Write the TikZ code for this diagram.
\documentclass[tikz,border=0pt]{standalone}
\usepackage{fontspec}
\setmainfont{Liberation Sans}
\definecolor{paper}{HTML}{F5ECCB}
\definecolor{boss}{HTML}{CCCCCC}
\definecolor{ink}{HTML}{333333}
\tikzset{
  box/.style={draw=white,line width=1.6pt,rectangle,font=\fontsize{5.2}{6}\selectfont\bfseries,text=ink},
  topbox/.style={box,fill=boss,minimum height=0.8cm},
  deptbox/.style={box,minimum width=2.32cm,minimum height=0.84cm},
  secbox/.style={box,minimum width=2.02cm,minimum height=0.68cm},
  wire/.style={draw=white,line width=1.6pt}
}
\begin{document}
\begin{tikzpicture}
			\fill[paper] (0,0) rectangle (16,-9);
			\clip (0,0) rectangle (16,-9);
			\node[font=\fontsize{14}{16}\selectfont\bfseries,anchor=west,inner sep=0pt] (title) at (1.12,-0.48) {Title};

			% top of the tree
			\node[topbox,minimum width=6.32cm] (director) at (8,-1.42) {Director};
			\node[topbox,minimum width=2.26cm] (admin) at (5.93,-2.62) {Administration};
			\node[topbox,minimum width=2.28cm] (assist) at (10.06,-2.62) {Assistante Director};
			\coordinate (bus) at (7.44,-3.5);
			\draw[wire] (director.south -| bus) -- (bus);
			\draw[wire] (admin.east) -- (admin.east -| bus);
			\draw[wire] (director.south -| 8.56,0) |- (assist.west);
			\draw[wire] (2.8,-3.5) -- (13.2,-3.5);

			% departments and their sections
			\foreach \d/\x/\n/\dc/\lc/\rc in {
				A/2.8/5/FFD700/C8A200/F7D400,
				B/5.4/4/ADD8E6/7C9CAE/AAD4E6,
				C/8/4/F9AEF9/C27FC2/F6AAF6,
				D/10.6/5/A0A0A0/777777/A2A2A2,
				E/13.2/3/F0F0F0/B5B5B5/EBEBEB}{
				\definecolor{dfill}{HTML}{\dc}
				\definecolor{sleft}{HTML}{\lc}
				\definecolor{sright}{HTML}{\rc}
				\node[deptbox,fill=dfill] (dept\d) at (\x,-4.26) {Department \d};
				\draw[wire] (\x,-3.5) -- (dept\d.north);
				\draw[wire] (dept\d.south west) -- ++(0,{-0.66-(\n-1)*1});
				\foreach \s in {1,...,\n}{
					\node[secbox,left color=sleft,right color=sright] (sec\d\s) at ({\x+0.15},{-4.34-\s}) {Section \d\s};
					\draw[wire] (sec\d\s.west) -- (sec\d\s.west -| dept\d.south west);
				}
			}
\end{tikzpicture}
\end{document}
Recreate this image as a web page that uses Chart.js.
####################
SET EXERCISE
Write out the entries in full, exactly as given.

FINAL RESULT
Write the TikZ code for this diagram.
\documentclass[tikz,border=0pt]{standalone}
\usepackage{fontspec}
\setmainfont{Liberation Sans}
\definecolor{paper}{HTML}{F5ECCB}
\definecolor{boss}{HTML}{CCCCCC}
\definecolor{ink}{HTML}{333333}
\tikzset{
  box/.style={draw=white,line width=1.6pt,rectangle,font=\fontsize{5.2}{6}\selectfont\bfseries,text=ink},
  topbox/.style={box,fill=boss,minimum height=0.8cm},
  deptbox/.style={box,minimum width=2.32cm,minimum height=0.84cm},
  secbox/.style={box,minimum width=2.02cm,minimum height=0.68cm},
  wire/.style={draw=white,line width=1.6pt}
}
\begin{document}
\begin{tikzpicture}
			\fill[paper] (0,0) rectangle (16,-9);
			\clip (0,0) rectangle (16,-9);
			\node[font=\fontsize{14}{16}\selectfont\bfseries,anchor=west,inner sep=0pt] (title) at (1.12,-0.48) {Title};

			% top of the tree
			\node[topbox,minimum width=6.32cm] (director) at (8,-1.42) {Director};
			\node[topbox,minimum width=2.26cm] (admin) at (5.93,-2.62) {Administration};
			\node[topbox,minimum width=2.28cm] (assist) at (10.06,-2.62) {Assistante Director};
			\coordinate (bus) at (7.44,-3.5);
			\draw[wire] (director.south -| bus) -- (bus);
			\draw[wire] (admin.east) -- (admin.east -| bus);
			\draw[wire] (director.south -| 8.56,0) |- (assist.west);
			\draw[wire] (2.8,-3.5) -- (13.2,-3.5);

			% departments and their sections
			\foreach \d/\x/\n/\dc/\lc/\rc in {
				A/2.8/5/FFD700/C8A200/F7D400,
				B/5.4/4/ADD8E6/7C9CAE/AAD4E6,
				C/8/4/F9AEF9/C27FC2/F6AAF6,
				D/10.6/5/A0A0A0/777777/A2A2A2,
				E/13.2/3/F0F0F0/B5B5B5/EBEBEB}{
				\definecolor{dfill}{HTML}{\dc}
				\definecolor{sleft}{HTML}{\lc}
				\definecolor{sright}{HTML}{\rc}
				\node[deptbox,fill=dfill] (dept\d) at (\x,-4.26) {Department \d};
				\draw[wire] (\x,-3.5) -- (dept\d.north);
				\draw[wire] (dept\d.south west) -- ++(0,{-0.66-(\n-1)*1});
				\foreach \s in {1,...,\n}{
					\node[secbox,left color=sleft,right color=sright] (sec\d\s) at ({\x+0.15},{-4.34-\s}) {Section \d\s};
					\draw[wire] (sec\d\s.west) -- (sec\d\s.west -| dept\d.south west);
				}
			}
\end{tikzpicture}
\end{document}
Recreate this image as a web page that uses Chart.js.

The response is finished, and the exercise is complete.